Individual advisors typically need to pass the Series 65 license exam. This exam covers topics like ethics, investment strategies, and economic factors. Alternatively, individuals may hold the Series 7 license in conjunction with the Series 66 license, which is also an accepted equivalent in many jurisdictions for investment advisor representatives (IARs).
For the firm itself, RIA registration is mandatory. The process involves determining whether to register with the Securities and Exchange Commission (SEC) or at the state level. This decision is primarily based on your firm's anticipated Assets Under Management (AUM). Generally, firms with $110 million or more in AUM register with the SEC, while smaller firms register with the state securities authorities where they conduct business. This distinction is crucial for understanding SEC regulations financial advisors must follow.
The core of the firm's registration is filing Form ADV. This document is a comprehensive disclosure that provides detailed information about your business. It includes your firm's services, fee structure, business practices, disciplinary history, and any potential conflicts of interest. Accuracy and completeness on Form ADV are critical, as it's a public document scrutinized by regulators and prospective clients alike, forming a key part of how to become a registered investment advisor.
Key Registration and Licensing Requirements
- Individual Licensing: Pass the Series 65 exam or hold Series 7 and Series 66 licenses.
- Firm Registration: Complete RIA registration either with the SEC or state securities authorities based on AUM.
- Form ADV Filing: Prepare and submit Form ADV, detailing firm services, fees, and history.
- Principal and IAR Compliance: Ensure all principals and Investment Adviser Representatives (IARs) meet state-specific licensing and background check requirements.
The timeline for obtaining all necessary licenses and completing the RIA registration process can vary significantly. State registrations often take around 2 to 4 months to finalize, provided all documentation is accurate and complete. SEC registration can sometimes take longer, potentially extending the overall startup period. Thorough preparation and understanding of the requirements are key to navigating these steps efficiently when launching a financial advisory business.

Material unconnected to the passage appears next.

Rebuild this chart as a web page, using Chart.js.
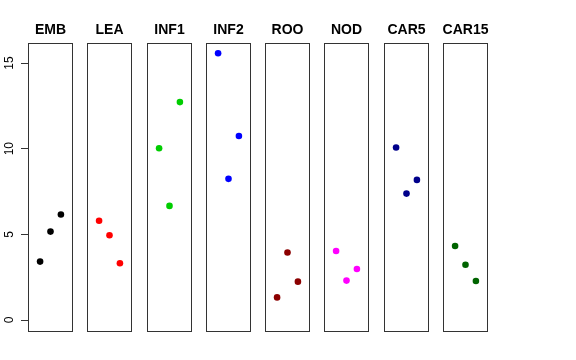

Secure Essential Technology And Infrastructure For Investment Advisory
To effectively launch and run an investment advisory firm like Apex Wealth Advisors, a robust technology stack is non-negotiable. This includes specialized software for financial planning, tools for managing client portfolios, and a customer relationship management (CRM) system tailored for investment advisory firms. These systems streamline operations, enhance client service, and ensure compliance. Without the right tools, managing client data and investment strategies becomes inefficient and prone to errors, hindering growth and client satisfaction.
Modern financial advisory practices increasingly rely on cloud-based solutions. These offer significant advantages in terms of scalability, allowing your firm to grow without major IT overhauls, and enhanced security for sensitive client data. Leading CRM platforms, essential for managing client interactions and prospect pipelines, typically range from $50 to $200 per user per month. Selecting a cloud-based system means your data is accessible from anywhere, supporting remote work and ensuring business continuity even in unforeseen circumstances.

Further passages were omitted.